Among the best, Feynman was singular in his ability to communicate math and physics.

In other words, don't be so hard on the teachers who were disappointing in comparison to the stellar examples you see from top mathematical communicators. What you're reading is quite rare and, while education quality could certainly improve, its not fair to expect this of a 5th grade teacher who covers 5 topics in a day. Even for the best, developing this type of material takes time and thought that a school teacher probably does not have.

1 comments

but government hired professors to design content of mathematics textbooks for students. there are some problem...
Disagree.
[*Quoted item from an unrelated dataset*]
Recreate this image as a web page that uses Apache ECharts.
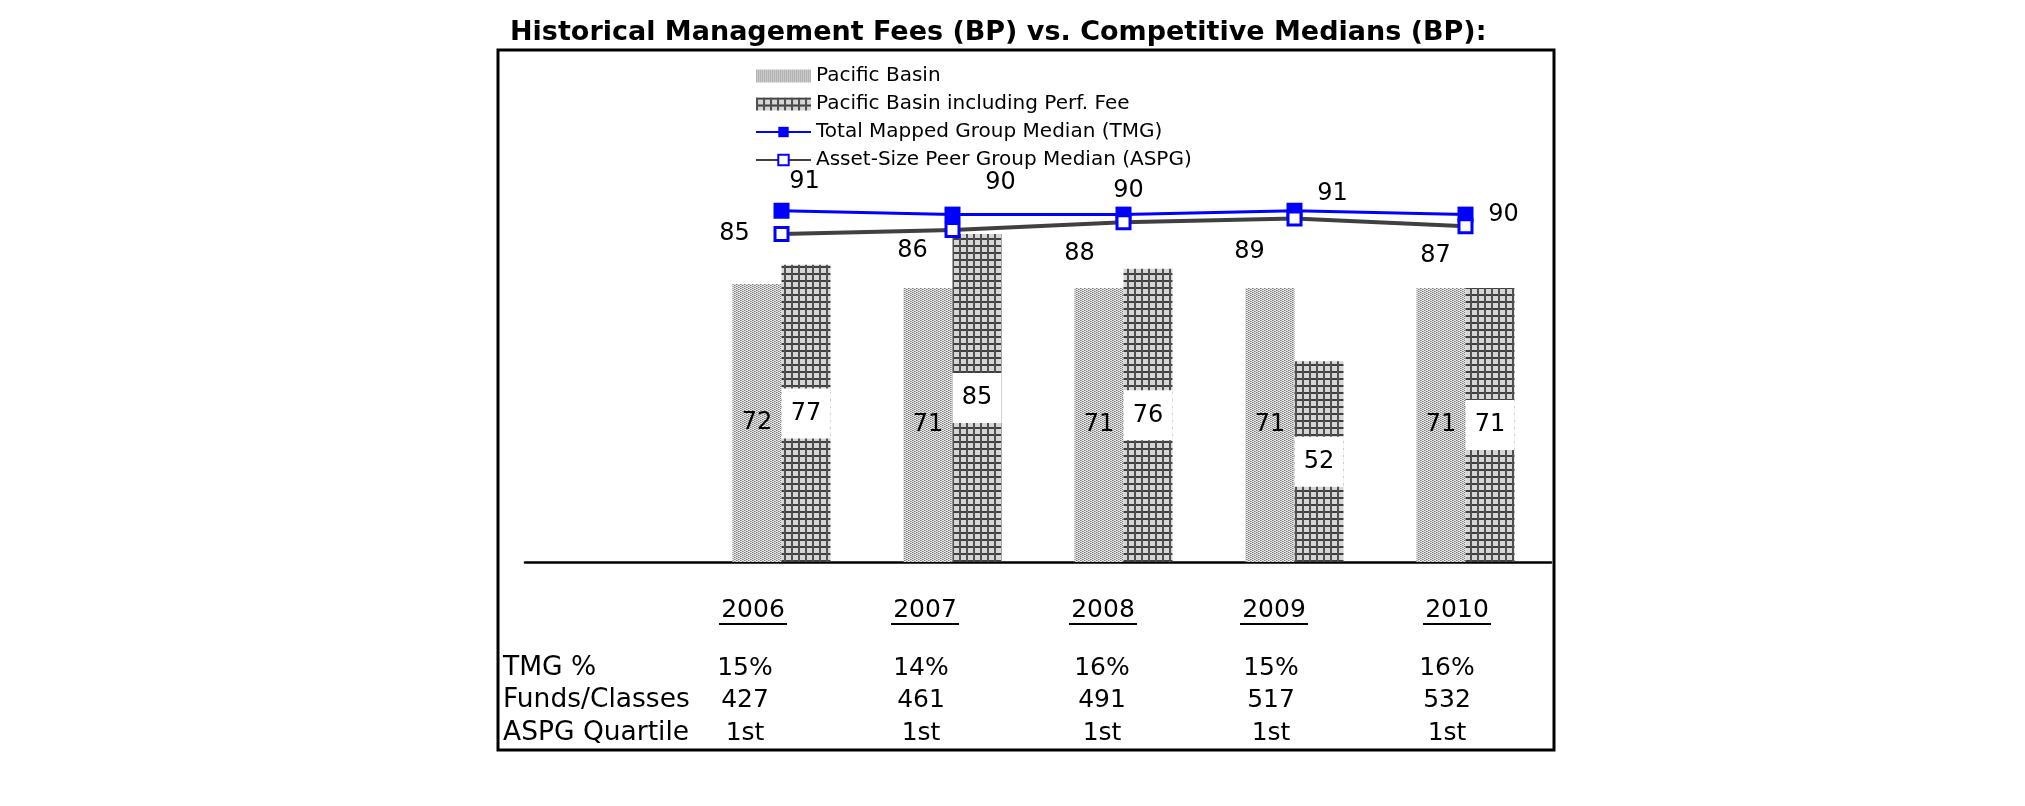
<!DOCTYPE html>
<html><head><meta charset="utf-8">
<script src="https://cdn.jsdelivr.net/npm/echarts@6/dist/echarts.min.js"></script>
<style>html,body{margin:0;padding:0;background:#fff}#c{width:2025px;height:806px}</style>
</head><body><div id="c"></div>
<script>
// ---- data ----
const years = [2006, 2007, 2008, 2009, 2010];
const pacificBasin = [72, 71, 71, 71, 71];
const pacificBasinPerf = [77, 85, 76, 52, 71];
const tmgMedian = [91, 90, 90, 91, 90];
const aspgMedian = [85, 86, 88, 89, 87];
const tmgPct = ['15%', '14%', '16%', '15%', '16%'];
const fundsClasses = ['427', '461', '491', '517', '532'];
const aspgQuartile = ['1st', '1st', '1st', '1st', '1st'];
const rowLabels = ['TMG %', 'Funds/Classes', 'ASPG Quartile'];
const seriesNames = ['Pacific Basin', 'Pacific Basin including Perf. Fee',
  'Total Mapped Group Median (TMG)', 'Asset-Size Peer Group Median (ASPG)'];
const titleText = 'Historical Management Fees (BP) vs. Competitive Medians (BP):';

// ---- styling / layout ----
const FONT = '"DejaVu Sans", Verdana, sans-serif';
const tmgLabelOffset = [[23, -29], [48, -32], [5, -24], [38, -17], [38, 0]];
const aspgLabelOffset = [[-47, 0], [-40, 21], [-44, 31], [-45, 33], [-30, 30]];
const yearColX = [753, 925, 1103, 1274, 1457];
const valueColX = [745, 921, 1102, 1271, 1447];
const yearRowY = 610;
const tableRowY = [668, 700, 733];

function tile(w, h, draw) {
  const c = document.createElement('canvas');
  c.width = w; c.height = h;
  draw(c.getContext('2d'));
  return c;
}
const dotTile = tile(4, 4, g => {
  g.fillStyle = '#e8e8e8'; g.fillRect(0, 0, 4, 4);
  g.fillStyle = '#7e7e7e';
  g.fillRect(0, 0, 1, 1); g.fillRect(2, 1, 1, 1); g.fillRect(0, 2, 1, 1); g.fillRect(2, 3, 1, 1);
  g.fillStyle = '#aaaaaa';
  g.fillRect(1, 0, 1, 1); g.fillRect(3, 1, 1, 1); g.fillRect(1, 2, 1, 1); g.fillRect(3, 3, 1, 1);
});
const gridTile = tile(7, 7, g => {
  g.fillStyle = '#d6d6d6'; g.fillRect(0, 0, 7, 7);
  g.fillStyle = '#3f3f3f';
  g.fillRect(0, 0, 7, 2);
  g.fillStyle = '#505050';
  g.fillRect(0, 0, 2, 7);
});
const dotFill = { image: dotTile, repeat: 'repeat' };
const gridFill = { image: gridTile, repeat: 'repeat' };

const graphics = [
  { type: 'rect', shape: { x: 498, y: 50, width: 1056, height: 700 },
    style: { fill: 'none', stroke: '#000', lineWidth: 3 }, z: 1 }
];
years.forEach((y, i) => {
  graphics.push({ type: 'text', x: yearColX[i], y: yearRowY,
    style: { text: String(y), font: '25px ' + FONT, fill: '#000', textAlign: 'center', textVerticalAlign: 'middle' } });
  graphics.push({ type: 'line', shape: { x1: yearColX[i] - 34, y1: yearRowY + 14, x2: yearColX[i] + 34, y2: yearRowY + 14 },
    style: { stroke: '#000', lineWidth: 2 } });
});
const tableRows = [tmgPct, fundsClasses, aspgQuartile];
rowLabels.forEach((lab, r) => {
  graphics.push({ type: 'text', x: 503, y: tableRowY[r],
    style: { text: lab, font: '26.5px ' + FONT, fill: '#000', textAlign: 'left', textVerticalAlign: 'middle' } });
  tableRows[r].forEach((v, i) => {
    graphics.push({ type: 'text', x: valueColX[i], y: tableRowY[r],
      style: { text: v, font: '25px ' + FONT, fill: '#000', textAlign: 'center', textVerticalAlign: 'middle' } });
  });
});

const chart = echarts.init(document.getElementById('c'), null, { renderer: 'canvas' });
chart.setOption({
  backgroundColor: '#fff',
  animation: false,
  textStyle: { fontFamily: FONT },
  title: {
    text: titleText, left: 505, top: 14,
    textStyle: { fontFamily: FONT, fontSize: 27, fontWeight: 'bold', color: '#000' }
  },
  legend: {
    orient: 'vertical', left: 750, top: 61,
    itemWidth: 55, itemHeight: 13, itemGap: 8,
    textStyle: { fontFamily: FONT, fontSize: 20, color: '#000' },
    data: [
      { name: seriesNames[0], icon: 'rect' },
      { name: seriesNames[1], icon: 'rect' },
      { name: seriesNames[2] },
      { name: seriesNames[3] }
    ]
  },
  grid: { left: 525, width: 1026, top: 176, height: 386 },
  xAxis: {
    type: 'value', min: 2004.5, max: 2010.5,
    axisLine: { show: true, onZero: false, lineStyle: { color: '#000', width: 2.5 } },
    axisTick: { show: false }, axisLabel: { show: false }, splitLine: { show: false }
  },
  yAxis: { type: 'value', min: 0, max: 100, show: false },
  series: [
    {
      name: seriesNames[0], type: 'bar', barWidth: 49, barGap: '0%',
      itemStyle: { color: dotFill },
      label: { show: true, position: 'inside', fontSize: 24, color: '#000', fontFamily: FONT },
      data: years.map((y, i) => [y, pacificBasin[i]])
    },
    {
      name: seriesNames[1], type: 'bar', barWidth: 49, barGap: '0%',
      itemStyle: { color: gridFill },
      label: { show: true, position: 'inside', fontSize: 24, color: '#000', fontFamily: FONT,
        backgroundColor: '#fff', width: 49, align: 'center', lineHeight: 26, padding: [12, 0, 12, 0] },
      data: years.map((y, i) => [y, pacificBasinPerf[i]])
    },
    {
      name: seriesNames[2], type: 'line', symbol: 'rect', symbolSize: 16,
      lineStyle: { color: '#0000ff', width: 3 },
      itemStyle: { color: '#0000ff' },
      label: { show: true, position: 'inside', fontSize: 24, color: '#000', fontFamily: FONT },
      data: years.map((y, i) => ({ value: [y, tmgMedian[i]], label: { offset: tmgLabelOffset[i] } })),
      z: 3
    },
    {
      name: seriesNames[3], type: 'line', symbol: 'rect', symbolSize: 13,
      lineStyle: { color: '#404040', width: 4 },
      itemStyle: { color: '#ffffff', borderColor: '#0000ff', borderWidth: 3 },
      label: { show: true, position: 'inside', fontSize: 24, color: '#000', fontFamily: FONT },
      data: years.map((y, i) => ({ value: [y, aspgMedian[i]], label: { offset: aspgLabelOffset[i] } })),
      z: 4
    }
  ],
  graphic: graphics
});
</script></body></html>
The purpose of a textbook and a lecture is very different. A good textbook can be a helpful resource for teaching and lecturing, but it is not sufficient to guarantee high quality math education. Conversely, a good educator who deeply understands the material can deliver fantastic education without a good textbook. Claiming that profs writing bad textbooks is the cause of poor quality in class math instruction is absurd.
> Claiming that profs writing bad textbooks is the cause of poor quality in class math instruction is absurd.

It certainly doesn't help. The tendency to pile more and more into standards, and then to have haphazard treatment in the textbooks, with problems that don't make sense... isn't great.

Stick a new teacher in the classroom, and they're going to run their book's recommended pacing and content. And even a veteran is probably going to lean on the book a lot in a pinch.

And, your course needs to fit together with 2 other teachers who are too likely to be running the absurd pacing and content in the courses before and after yours. The rushed pace leaves no choice but to devote a huge fraction of the time to procedural knowledge.

The net result doesn't serve anyone: the top students are left unchallenged and without the context and enrichment that could let them really grow. The bottom students are in painful struggle. And the middle are perpetually slightly confused, learning specific tools that they'll immediately forget when the unit completes.